The Domino Effect of Stress: What You Need To Know
Stress is an epidemic of the modern world. It’s also insidious. It creeps up on you, impacting your life in a thousand little ways before you even realize it’s a problem. You might not even realize it’s a problem. You might be reading this and thinking it’s not relevant, but it’s actually bubbling there under the surface.
When we’re stressed, we tend to find that time flies by too quickly. It’s hard to believe that the minutes pass in the same way as they always have, for the speed they seem to travel on by. In the midst of all of this, we have to juggle our lives and our workloads without losing control.
Bit by bit, areas of our life begin to suffer. This is why stress is such a problem; it doesn’t just make you stressed. It is the start of a domino effect that can bring everything crumbling down.
By knowing the warning signs, you can try and regain control before the problem becomes catastrophic. Even if you’re not feeling stressed now, here’s a few of the areas it can attack – and how to notice when it’s gone too far.
This is perhaps the biggest impact that stress has. Not just in the way we’re damaged by the physical effects of stress, but the way it makes us neglect other things.
There are three main areas you have to keep on top of:-
- Dental health. Oral checkups are one of the first things to go when you feel you’re struggling for time. Then, you find yourself with a chronic tooth problem that you didn’t spot early enough to prevent. Dentists can remove you from their patient list if you don’t attend regularly, so get back on the horse and find a new one. If that sounds like hassle you don’t have time for, services like http://www.24hourdental.org or a quick online check can reduce the time.
- Physical health. You’re more likely to let health issues run if you’re stressed to the point of not feeling you have the time for an appointment. You can also overlook issues like fatigue and headaches, putting them down to being a symptom of the stress you’re under. It’s probably nothing, but if they’re chronic, then you need to see someone – and be as proactive about all other issues too.

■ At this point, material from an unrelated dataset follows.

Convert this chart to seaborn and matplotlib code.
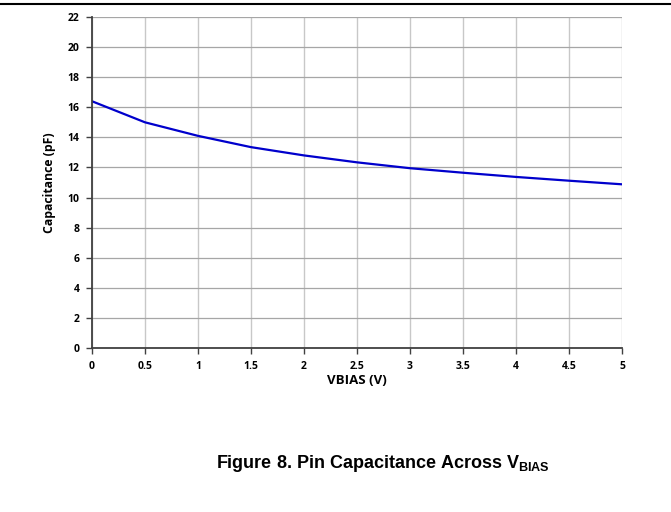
import seaborn as sns
import matplotlib.pyplot as plt
import matplotlib.lines as mlines
import pandas as pd

# Pin capacitance vs bias voltage
vbias = [0, 0.5, 1, 1.5, 2, 2.5, 3, 3.5, 4, 4.5, 5]
capacitance = [16.4, 15.0, 14.1, 13.35, 12.8, 12.34, 11.95, 11.65, 11.37, 11.12, 10.88]
x_ticks = [0, 0.5, 1, 1.5, 2, 2.5, 3, 3.5, 4, 4.5, 5]
x_tick_labels = ['0', '0.5', '1', '1.5', '2', '2.5', '3', '3.5', '4', '4.5', '5']
y_ticks = [0, 2, 4, 6, 8, 10, 12, 14, 16, 18, 20, 22]

df = pd.DataFrame({'vbias': vbias, 'cap': capacitance})

sns.set_style('white')
plt.rcParams['font.family'] = ['Open Sans', 'DejaVu Sans']
plt.rcParams['mathtext.fontset'] = 'custom'
plt.rcParams['mathtext.bf'] = 'Liberation Sans:bold'
plt.rcParams['mathtext.rm'] = 'Liberation Sans'
plt.rcParams['text.color'] = 'black'
plt.rcParams['axes.labelcolor'] = 'black'
plt.rcParams['xtick.labelcolor'] = 'black'
plt.rcParams['ytick.labelcolor'] = 'black'

fig = plt.figure(figsize=(6.71, 5.12), dpi=100)
ax = fig.add_axes([0.1371, 0.3203, 0.7899, 0.6465])

sns.lineplot(data=df, x='vbias', y='cap', color='#0000cc', linewidth=1.6, ax=ax)

ax.set_xlim(0, 5)
ax.set_ylim(0, 22)
ax.set_xticks(x_ticks)
ax.set_xticklabels(x_tick_labels)
ax.set_yticks(y_ticks)
for lab in ax.get_xticklabels() + ax.get_yticklabels():
    lab.set_fontweight('bold')
    lab.set_fontsize(7.5)

ax.grid(True, color='#a6a6a6', linewidth=0.9)
ax.xaxis.grid(True, color='#c8c8c8', linewidth=1.0)
ax.tick_params(axis='both', direction='out', length=4, width=1, color='#404040', pad=5)
ax.tick_params(left=True, bottom=True)

for s in ['top', 'right']:
    ax.spines[s].set_visible(False)
for s in ['left', 'bottom']:
    ax.spines[s].set_color('#404040')
    ax.spines[s].set_linewidth(1.3)

ax.set_xlabel('VBIAS (V)', fontsize=9.5, fontweight='bold', labelpad=2)
ax.set_ylabel('Capacitance (pF)', fontsize=8.8, fontweight='bold', labelpad=8)

# top rule
fig.add_artist(mlines.Line2D([0, 1], [0.992, 0.992], color='black', linewidth=1.5))

fig.text(0.570, 0.094, r'Figure 8. Pin Capacitance Across V$_{\mathbf{BIAS}}$',
         ha='center', va='center', fontsize=13, fontweight='bold',
         family='Liberation Sans', color='black')

plt.savefig('out.png', dpi=100)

- Mental health. Taking time to de-stress is much easier said than done. If you can’t remember the last time you did something just for the pure joy in it, then you might have an issue that needs resolving.
Look at the source of any recent celebrity breakup. The main thing you will usually see cited is that they had busy schedules and couldn’t make time for each other.
On the one hand, this tends to be PR speak for “they hate each other now”. Yet there’s also a grain of truth to it; the lack of time for one another is a factor in non-celebrity breakups as well.
When we feel rushed in ourselves, that makes us less likely to indulge in relationship-healthy activities. This is particularly true if we have been in our relationship for a long time; we become neglectful of the emotional needs of our partner.
There’s no blame here, just an acknowledgment that relationships take work. If a previously-functional relationship is in trouble, then look at why. Do you disagree on important issues? Or is the main factor more about not enough time and emotional support? If it’s the latter, then there’s a chance stress is getting in your way.
It’s also worth mentioning that stress has an impact on our anger management. If you find yourself flaring up at small slights (such as not doing the dishes), then investigate further.
Friendships, when we are younger, are so simple. We have to go to school every day, and that means we see our friends. We can see them outside of school as well of course, but there’s that inbuilt expectation of always having time to catch up.
As adults, we don’t have that luxury unless we work with our friends. Which, being realistic, most of us don’t. That means we have to find time to maintain those friendships, particularly long-distance ones.
When you’re under a lot of stress in your work and romantic life, the friendships begin to dim from view. We can find it stressful to receive an email just saying hello because we fear the expectation of the reply. Gradually, the emails dry up, and the invites stop because we’re not engaging.
The best thing to do is be honest, so no one gets their feelings hurt. Explain you’re going through a rough patch and might be AWOL for awhile. Any true friend is going to understand.
Whether work is the cause of our stress or a distraction from it, there’s no doubt it will come into the firing line. The more frazzled and under pressure we feel, the more likely we are to make mistakes.
If you find yourself making errors in tasks you have previously done without issue, then see it as a warning sign. You’ve not suddenly become incompetent, so something else is at play here. You can feel less able to cope with meetings, presentations and other work interactions that have a social function. When you’re stressed, the idea of having to “perform” is crippling. Your body floods with flight or flight hormones, and you want to run away – except you can’t, because it’s your job.
While it’s somewhat reasonable to dislike your job and wish you didn’t have to do it, watch out for it becoming pathological. If you wake up every morning and feel miserable instantly, then there’s a concern. It’s an even bigger concern if you’re in a job that you used to enjoy.
So now you know the warning signs, you can intercede before things escalate. See a therapist; try adult coloring or anything else to bring your stress under control. Your whole life will benefit from it.